__WHAT YOU SHOULD DO__:
Review the material and extract every line in which the word "page" occurs.

## Start COLLECTED DATA

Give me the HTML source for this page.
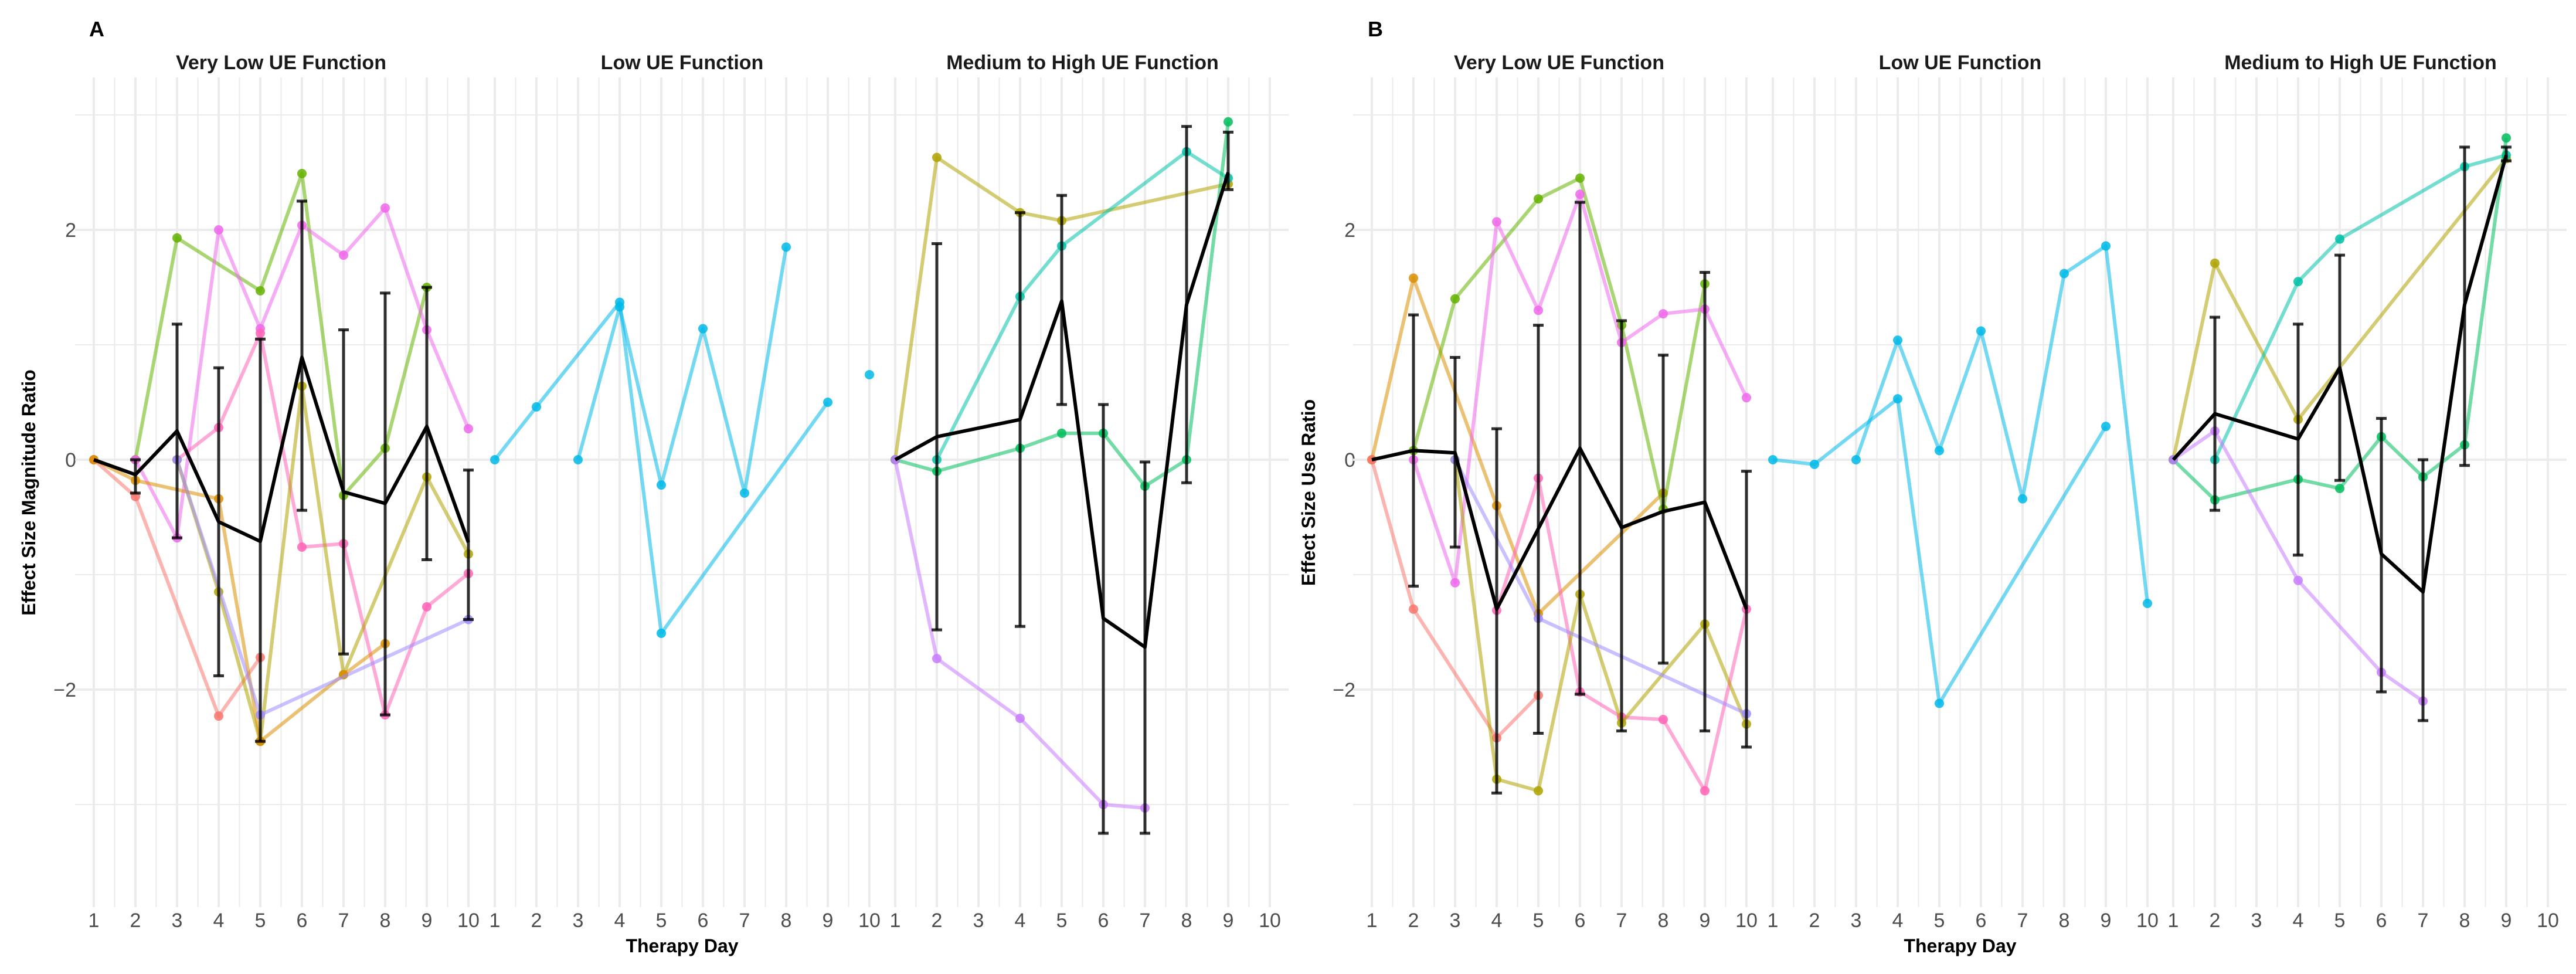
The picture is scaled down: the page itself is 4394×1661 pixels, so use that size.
<!DOCTYPE html>
<html><head><meta charset="utf-8"><style>
html,body{margin:0;padding:0;background:#fff;}
svg{display:block;font-family:"Liberation Sans",sans-serif;}
</style></head><body>
<svg id="chart" width="4394" height="1661" viewBox="0 0 4394 1661" xmlns="http://www.w3.org/2000/svg"></svg>
<script>
const panelLabels = ["A","B"];
const yTitles = ["Effect Size Magnitude Ratio","Effect Size Use Ratio"];
const facetTitles = ["Very Low UE Function","Low UE Function","Medium to High UE Function"];
const dayTicks = [1,2,3,4,5,6,7,8,9,10];
const yTickVals = [-2,0,2];
const yTickLabels = ["\u22122","0","2"];

// Panel A, facet 1
const A1 = [
 {c:"#64B200", d:[2,3,5,6,7,8,9], v:[0,1.93,1.47,2.49,-0.31,0.1,1.5]},
 {c:"#EF67EB", d:[2,3,4,5,6,7,8,9,10], v:[0,-0.68,2.0,1.14,2.04,1.78,2.19,1.13,0.27]},
 {c:"#FF63B6", d:[3,4,5,6,7,8,9,10], v:[0,0.28,1.1,-0.76,-0.73,-2.22,-1.28,-0.99]},
 {c:"#F8766D", d:[1,2,4,5], v:[0,-0.32,-2.23,-1.72]},
 {c:"#AEA200", d:[3,4,5,6,7,9,10], v:[0,-1.15,-2.45,0.64,-1.87,-0.15,-0.82]},
 {c:"#DB8E00", d:[1,2,4,5,7,8], v:[0,-0.18,-0.34,-2.45,-1.87,-1.6]},
 {c:"#9F8CFF", d:[3,5,10], v:[0,-2.22,-1.39]}
];
const A1mean = [0,-0.13,0.25,-0.54,-0.71,0.89,-0.28,-0.38,0.29,-0.72];
const A1lo = [null,-0.29,-0.68,-1.88,-2.45,-0.44,-1.69,-2.22,-0.87,-1.39];
const A1hi = [null,0.0,1.18,0.8,1.05,2.25,1.13,1.45,1.5,-0.09];
const A1days = [1,2,3,4,5,6,7,8,9,10];
// Panel A, facet 2
const A2 = [
 {c:"#00B8E7", d:[1,2,4,5,9], v:[0,0.46,1.37,-1.51,0.5]},
 {c:"#00B8E7", d:[3,4,5,6,7,8], v:[0,1.33,-0.22,1.14,-0.29,1.85]},
 {c:"#00B8E7", d:[10], v:[0.74]}
];
// Panel A, facet 3
const A3 = [
 {c:"#AEA200", d:[1,2,4,5,9], v:[0,2.63,2.15,2.08,2.4]},
 {c:"#00C1A7", d:[2,4,5,8,9], v:[0,1.42,1.86,2.68,2.45]},
 {c:"#00BD5C", d:[1,2,4,5,6,7,8,9], v:[0,-0.1,0.1,0.23,0.23,-0.23,0,2.94]},
 {c:"#C77CFF", d:[1,2,4,6,7], v:[0,-1.73,-2.25,-3.0,-3.03]}
];
const A3days = [1,2,4,5,6,7,8,9];
const A3mean = [0,0.2,0.35,1.38,-1.38,-1.63,1.35,2.5];
const A3lo = [null,-1.48,-1.45,0.48,-3.25,-3.25,-0.2,2.35];
const A3hi = [null,1.88,2.15,2.3,0.48,-0.02,2.9,2.85];
// Panel B, facet 1
const B1 = [
 {c:"#DB8E00", d:[1,2,4,5,8], v:[0,1.58,-0.4,-1.34,-0.29]},
 {c:"#F8766D", d:[1,2,4,5], v:[0,-1.3,-2.42,-2.05]},
 {c:"#64B200", d:[2,3,5,6,7,8,9], v:[0.08,1.4,2.27,2.45,1.17,-0.43,1.53]},
 {c:"#EF67EB", d:[2,3,4,5,6,7,8,9,10], v:[0,-1.07,2.07,1.3,2.31,1.02,1.27,1.31,0.54]},
 {c:"#FF63B6", d:[4,5,6,7,8,9,10], v:[-1.31,-0.16,-2.02,-2.24,-2.26,-2.88,-1.3]},
 {c:"#AEA200", d:[3,4,5,6,7,9,10], v:[0,-2.78,-2.88,-1.17,-2.29,-1.43,-2.3]},
 {c:"#9F8CFF", d:[3,5,10], v:[0,-1.38,-2.21]}
];
const B1days = [1,2,3,4,5,6,7,8,9,10];
const B1mean = [0,0.08,0.06,-1.3,-0.6,0.1,-0.59,-0.45,-0.37,-1.3];
const B1lo = [null,-1.1,-0.76,-2.9,-2.38,-2.04,-2.36,-1.77,-2.36,-2.5];
const B1hi = [null,1.26,0.89,0.27,1.17,2.24,1.21,0.91,1.63,-0.1];
// Panel B, facet 2
const B2 = [
 {c:"#00B8E7", d:[1,2,4,5,9], v:[0,-0.04,0.53,-2.12,0.29]},
 {c:"#00B8E7", d:[3,4,5,6,7,8,9,10], v:[0,1.04,0.08,1.12,-0.34,1.62,1.86,-1.25]}
];
// Panel B, facet 3
const B3 = [
 {c:"#AEA200", d:[1,2,4,9], v:[0,1.71,0.35,2.62]},
 {c:"#00C1A7", d:[2,4,5,8,9], v:[0,1.55,1.92,2.55,2.65]},
 {c:"#00BD5C", d:[1,2,4,5,6,7,8,9], v:[0,-0.35,-0.17,-0.25,0.2,-0.15,0.13,2.8]},
 {c:"#C77CFF", d:[1,2,4,6,7], v:[0,0.25,-1.05,-1.85,-2.1]}
];
const B3days = [1,2,4,5,6,7,8,9];
const B3mean = [0,0.4,0.18,0.8,-0.82,-1.15,1.35,2.65];
const B3lo = [null,-0.44,-0.83,-0.18,-2.02,-2.27,-0.05,2.6];
const B3hi = [null,1.24,1.18,1.78,0.36,0.0,2.72,2.72];

const NS="http://www.w3.org/2000/svg";
const svg=document.getElementById('chart');
function mk(tag,attrs,parent){const e=document.createElementNS(NS,tag);for(const k in attrs)e.setAttribute(k,attrs[k]);(parent||svg).appendChild(e);return e;}
const Y0=784, UNIT=196, DX=71;
function yS(v){return Y0-v*UNIT;}
const facetX0=[[160,844,1527],[2340,3024,3707]];
function xS(p,f,d){return facetX0[p][f]+(d-1)*DX;}

const facets=[[A1,A2,A3],[B1,B2,B3]];
const means=[[{d:A1days,m:A1mean,lo:A1lo,hi:A1hi},null,{d:A3days,m:A3mean,lo:A3lo,hi:A3hi}],
             [{d:B1days,m:B1mean,lo:B1lo,hi:B1hi},null,{d:B3days,m:B3mean,lo:B3lo,hi:B3hi}]];

for(let p=0;p<2;p++){
  const pl=mk('text',{x:p?2333:152,y:62,'font-size':36,'font-weight':'bold',fill:'#000'});
  pl.textContent=panelLabels[p];
  
  
  const yt=mk('text',{x:0,y:0,'font-size':32,'font-weight':'bold','text-anchor':'middle',transform:`translate(${p?2243:60},840) rotate(-90)`});
  yt.textContent=yTitles[p];
  
  
  yTickVals.forEach((v,i)=>{
    const t=mk('text',{x:p?2312:130,y:yS(v)+12,'font-size':34,'text-anchor':'end',fill:'#4d4d4d'});
    t.textContent=yTickLabels[i];
    
    
  });
  const xt=mk('text',{x:xS(p,1,5.5),y:1624,'font-size':32,'font-weight':'bold','text-anchor':'middle'});
  xt.textContent='Therapy Day';
  
  
  for(let f=0;f<3;f++){
    const g=mk('g',{});
    
    
    const xl=xS(p,f,0.55), xr=xS(p,f,10.45);
    for(let v=-3;v<=3;v+=1){
      mk('line',{x1:xl,x2:xr,y1:yS(v),y2:yS(v),stroke:'#ebebeb','stroke-width':(v%2===0)?4:2},g);
    }
    for(let d=1;d<=10;d+=0.5){
      mk('line',{x1:xS(p,f,d),x2:xS(p,f,d),y1:132,y2:1547,stroke:'#ebebeb','stroke-width':(d%1===0)?4:2},g);
    }
    const st=mk('text',{x:xS(p,f,5.5),y:118,'font-size':34,'font-weight':'bold','text-anchor':'middle',fill:'#1a1a1a'},g);
    st.textContent=facetTitles[f];
    
    
    dayTicks.forEach(d=>{
      const t=mk('text',{x:xS(p,f,d),y:1581,'font-size':34,'text-anchor':'middle',fill:'#4d4d4d'},g);
      t.textContent=d;
      
      
    });
    facets[p][f].forEach((s,si)=>{
      const pts=s.d.map((d,i)=>xS(p,f,d)+','+yS(s.v[i])).join(' ');
      if(s.d.length>1){
        const pl2=mk('polyline',{points:pts,fill:'none',stroke:s.c,'stroke-width':6,'stroke-opacity':0.55,'stroke-linejoin':'round'},g);
        
        
      }
      s.d.forEach((d,i)=>{
        const c=mk('ellipse',{cx:xS(p,f,d),cy:yS(s.v[i]),rx:8,ry:8,fill:s.c,'fill-opacity':0.85},g);
        
        
      });
    });
    const m=means[p][f];
    if(m){
      m.d.forEach((d,i)=>{
        if(m.lo[i]===null)return;
        const x=xS(p,f,d);
        const eb=mk('g',{},g);
        
        
        mk('line',{x1:x,x2:x,y1:yS(m.hi[i]),y2:yS(m.lo[i]),stroke:'#000','stroke-opacity':0.8,'stroke-width':5},eb);
        mk('line',{x1:x-9,x2:x+9,y1:yS(m.hi[i]),y2:yS(m.hi[i]),stroke:'#000','stroke-opacity':0.8,'stroke-width':5},eb);
        mk('line',{x1:x-9,x2:x+9,y1:yS(m.lo[i]),y2:yS(m.lo[i]),stroke:'#000','stroke-opacity':0.8,'stroke-width':5},eb);
      });
      const ml=mk('polyline',{points:m.d.map((d,i)=>xS(p,f,d)+','+yS(m.m[i])).join(' '),fill:'none',stroke:'#000','stroke-width':6,'stroke-linejoin':'round'},g);
      
      
    }
  }
}
</script>
</body></html>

## End COLLECTED DATA

__RESULT FOR THIS TASK__:
Give me the HTML source for this page.
The picture is scaled down: the page itself is 4394×1661 pixels, so use that size.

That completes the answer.